In Cinema Scope, Michael Sicinski offered a defense for the film, arguing that the rote-ness of Thomas and Laura's affair is part of some Sirko-Fassbinderian distancing strategy designed to tweak viewers for their racist assumptions about the story. The problem with this rationale, for me at least, is that it exists above the level of narrative and style on which the film is actually experienced. Then again, the idea of Petzold expecting any one to be interested in this story is probably just as far-fetched.

Given that I know practically nothing about Inuit people and culture, any film that tackles Inuit subjects is going to be something I want to see. So it pains me to report that Marie-Hélène Cousineau and Madeline Ivalu's Le Jour avant le lendemain (2008) is an exhausting, exasperatingly slow movie in which, for long stretches, literally nothing is happening. Set just after the arrival of the white man, it's about a grandmother, Ninioq (Madeline Ivalu), and her grandson, Maniq (Paul-Dylan Ivalu), who go to an island alone to dry the fish caught by their tribe during the summer. But when they return a few months later, they find that every one's died of small pox. There is the potential here for a great film, but the story doesn't go anywhere.

The characters love to talk. Before Ninioq and Maniq set out for the island, there is a scene where an old man, Kukik (Tumasie Sivuarapik), shows off the knife that was given to him by white men, using it to cut off pieces of fish. An old woman in the tribe, Kuutujuk (Mary Qulitalik), remarks that if she were his wife, Kukik could fatten her up real quick with a knife like that. Later, Kukik tells a bawdy story about white men getting drunk and wanting to sleep with Inuit women in exchange for needles. And on their journey, Maniq is forever asking his grandmother to tell him a story.

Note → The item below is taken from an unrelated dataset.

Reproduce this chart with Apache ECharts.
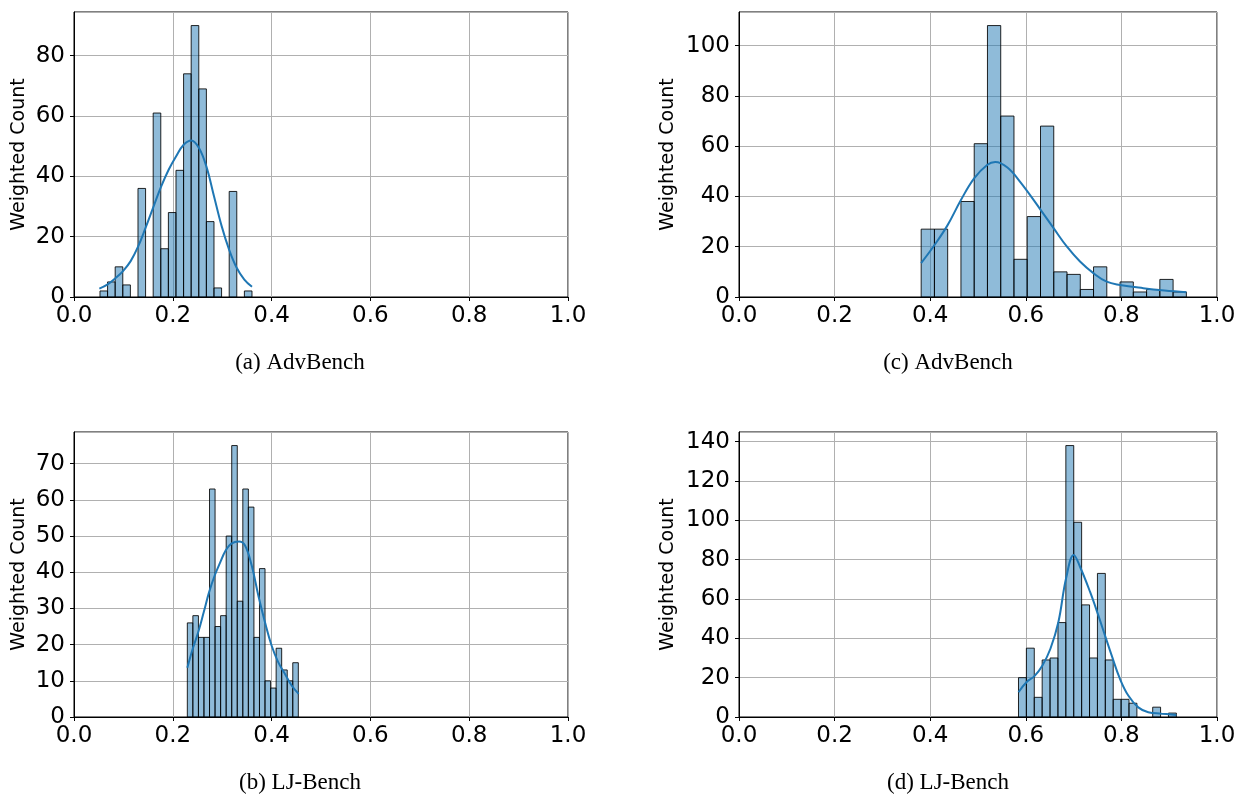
<!DOCTYPE html>
<html><head><meta charset="utf-8">
<script src="https://cdn.jsdelivr.net/npm/echarts@6/dist/echarts.min.js"></script>
<style>html,body{margin:0;padding:0;background:#fff}#c{width:1241px;height:794px}</style>
</head><body><div id="c"></div>
<script>
// ---- text ----
const captions = ['(a) AdvBench', '(b) LJ-Bench', '(c) AdvBench', '(d) LJ-Bench'];
const yAxisName = 'Weighted Count';

// ---- panel (a) AdvBench, top-left ----
const aBinRange = [0.0526, 0.3603];
const aCounts = [2, 5, 10, 4, 0, 36, 0, 61, 16, 28, 42, 74, 90, 69, 25, 3, 0, 35, 0, 2];
const aKdeX = [0.0513, 0.0682, 0.0837, 0.0992, 0.1147, 0.1302, 0.1450, 0.1606, 0.1761, 0.1916, 0.2065, 0.2220, 0.2375, 0.2530, 0.2679, 0.2834, 0.2989, 0.3138, 0.3293, 0.3448, 0.3603];
const aKdeY = [2.8, 4.2, 6.2, 8.6, 11.9, 16.9, 23.0, 29.8, 36.5, 42.2, 46.6, 50.5, 51.9, 49.4, 43.3, 33.4, 23.5, 15.8, 9.7, 5.8, 3.4];
const aYTicks = [0, 20, 40, 60, 80];

// ---- panel (b) LJ-Bench, bottom-left ----
const bBinRange = [0.2294, 0.4541];
const bCounts = [26, 28, 22, 22, 63, 25, 28, 50, 75, 32, 63, 58, 22, 41, 10, 8, 19, 13, 10, 15];
const bKdeX = [0.2294, 0.2402, 0.2514, 0.2627, 0.2735, 0.2848, 0.2962, 0.3070, 0.3185, 0.3340, 0.3462, 0.3596, 0.3731, 0.3866, 0.4001, 0.4136, 0.4271, 0.4406, 0.4547];
const bKdeY = [13.6, 18.8, 23.4, 29.0, 34.5, 39.1, 42.8, 46.0, 47.9, 48.5, 47.4, 41.9, 33.6, 26.2, 19.7, 15.1, 11.9, 8.7, 6.4];
const bYTicks = [0, 10, 20, 30, 40, 50, 60, 70];

// ---- panel (c) AdvBench, top-right ----
const cBinRange = [0.3811, 0.9359];
const cCounts = [27, 27, 0, 38, 61, 108, 72, 15, 32, 68, 10, 9, 3, 12, 0, 6, 2, 3, 7, 2];
const cKdeX = [0.381, 0.4083, 0.4361, 0.4640, 0.4919, 0.5197, 0.536, 0.5615, 0.5894, 0.6306, 0.6585, 0.6857, 0.7134, 0.7413, 0.7692, 0.7970, 0.8458, 0.8900, 0.936];
const cKdeY = [13.5, 20.5, 28.5, 38.5, 47.2, 52.6, 53.7, 51.5, 45.5, 34.8, 27.3, 20.1, 14.1, 9.5, 6.1, 4.8, 3.5, 2.6, 1.9];
const cYTicks = [0, 20, 40, 60, 80, 100];

// ---- panel (d) LJ-Bench, bottom-right ----
const dBinRange = [0.5847, 0.9150];
const dCounts = [20, 35, 10, 29, 30, 48, 138, 99, 57, 30, 73, 29, 9, 9, 7, 0, 0, 5, 0, 2];
const dKdeX = [0.5847, 0.6013, 0.6181, 0.6348, 0.6515, 0.6682, 0.6843, 0.7003, 0.7134, 0.7343, 0.7517, 0.7656, 0.7796, 0.7970, 0.8144, 0.8353, 0.8562, 0.8840, 0.9150];
const dKdeY = [12.6, 17.7, 20.8, 26.2, 34.7, 48.3, 70.5, 82.4, 76.4, 63.7, 51.7, 41.5, 31.3, 19.4, 10.9, 4.9, 2.4, 1.7, 1.0];
const dYTicks = [0, 20, 40, 60, 80, 100, 120, 140];

const xTicks = [0, 0.2, 0.4, 0.6, 0.8, 1.0];

// ---- layout (order: a, b, c, d) ----
const panels = [
  {range: aBinRange, counts: aCounts, kx: aKdeX, ky: aKdeY, yt: aYTicks, grid: {left: 74, top: 12, width: 494, height: 285}, nameGap: 45, cap: [300, 363]},
  {range: bBinRange, counts: bCounts, kx: bKdeX, ky: bKdeY, yt: bYTicks, grid: {left: 74, top: 432, width: 494, height: 285}, nameGap: 45, cap: [300, 783]},
  {range: cBinRange, counts: cCounts, kx: cKdeX, ky: cKdeY, yt: cYTicks, grid: {left: 739, top: 12, width: 478, height: 285}, nameGap: 61, cap: [948, 363]},
  {range: dBinRange, counts: dCounts, kx: dKdeX, ky: dKdeY, yt: dYTicks, grid: {left: 739, top: 432, width: 478, height: 285}, nameGap: 61, cap: [948, 783]}
];

const FONT = 'DejaVu Sans';
const grids = [], xAxes = [], yAxes = [], series = [], graphics = [];

panels.forEach((p, i) => {
  grids.push(Object.assign({show: true, borderColor: '#000', borderWidth: 1, backgroundColor: 'transparent'}, p.grid));
  xAxes.push({
    type: 'value', gridIndex: i, min: xTicks[0], max: xTicks[xTicks.length - 1], interval: xTicks[1] - xTicks[0],
    axisLine: {show: true, onZero: false, lineStyle: {color: '#000', width: 1}},
    axisTick: {show: true, length: 4, lineStyle: {color: '#000'}},
    axisLabel: {fontSize: 23, color: '#000', fontFamily: FONT, margin: 8, formatter: v => v.toFixed(1)},
    splitLine: {show: true, lineStyle: {color: '#b0b0b0', width: 1}}
  });
  const maxCount = Math.max(...p.counts);
  yAxes.push({
    type: 'value', gridIndex: i, min: 0, max: maxCount * 1.05, interval: p.yt[1] - p.yt[0],
    name: yAxisName, nameLocation: 'middle', nameGap: p.nameGap, nameRotate: 90,
    nameTextStyle: {fontSize: 19, color: '#000', fontFamily: FONT},
    axisLine: {show: true, lineStyle: {color: '#000', width: 1}},
    axisTick: {show: true, length: 4, lineStyle: {color: '#000'}},
    axisLabel: {fontSize: 23, color: '#000', fontFamily: FONT, margin: 9, showMaxLabel: false,
      formatter: v => (p.yt.indexOf(v) >= 0 ? String(v) : '')},
    splitLine: {show: true, lineStyle: {color: '#b0b0b0', width: 1}}
  });
  const n = p.counts.length;
  const w = (p.range[1] - p.range[0]) / n;
  const data = p.counts.map((c, k) => [p.range[0] + k * w, p.range[0] + (k + 1) * w, c]);
  series.push({
    type: 'custom', xAxisIndex: i, yAxisIndex: i, data: data,
    encode: {x: [0, 1], y: 2},
    renderItem: (params, api) => {
      const v = api.value(2);
      if (!v) return null;
      const p0 = api.coord([api.value(0), v]);
      const p1 = api.coord([api.value(1), 0]);
      return {type: 'rect', shape: {x: p0[0], y: p0[1], width: p1[0] - p0[0], height: p1[1] - p0[1]},
        style: {fill: 'rgba(31,119,180,0.5)', stroke: 'rgba(0,0,0,0.85)', lineWidth: 1}};
    },
    z: 2
  });
  series.push({
    type: 'line', xAxisIndex: i, yAxisIndex: i, smooth: 0.4, showSymbol: false,
    data: p.kx.map((x, k) => [x, p.ky[k]]),
    lineStyle: {color: '#1f77b4', width: 2}, z: 3
  });
  graphics.push({x: p.cap[0], y: p.cap[1],
    style: {text: captions[i], fill: '#000', font: '23px "Liberation Serif"', textAlign: 'center', textVerticalAlign: 'middle'}});
});

const chart = echarts.init(document.getElementById('c'), null, {renderer: 'canvas'});
chart.setOption({
  animation: false,
  backgroundColor: '#fff',
  grid: grids, xAxis: xAxes, yAxis: yAxes, series: series,
  graphic: graphics.map(g => ({type: 'text', x: g.x, y: g.y, style: g.style}))
});
</script>
</body></html>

Where the film gets into trouble is when the characters stop talking. At one point, Ninioq and Maniq's tent blows down and they have to spend the night in a cave. There is a long, pointless scene in which Ninioq brushes her hair and rearranges objects by the fire. Then she puts out the fire, very slowly and methodically with a metal spoon, and goes to bed. It's almost as if, in response to the under-representation of Inuit people in the mainstream media, the film's extremely slow pacing is some kind of strategy to keep Inuit actors on screen as long as humanly possible.


  1. Um--I found the film a bit slow too but deliberately so, to underscore how life was in remote areas before the age of TV. But did you miss the fact that at the end, she left the cave door open, so that she and the boy will be frozen to death? When you realize that's what is happening, her slow, ritual like preparations for bed make more cinematic sense.

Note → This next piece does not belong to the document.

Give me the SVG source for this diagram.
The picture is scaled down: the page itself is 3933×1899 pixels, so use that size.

  2. I didn't realize what she was doing was suicide. But as as far as underscoring how life was in remote areas before the age of TV, I'm sure it was slow and boring at times, but who wants to see that at the movies? And I'm sure it was also exciting and dramatic at other times. I'm reminded of what Alfred Hitchcock said, that the movies are life with the boring parts taken out. They needed to take that stuff out.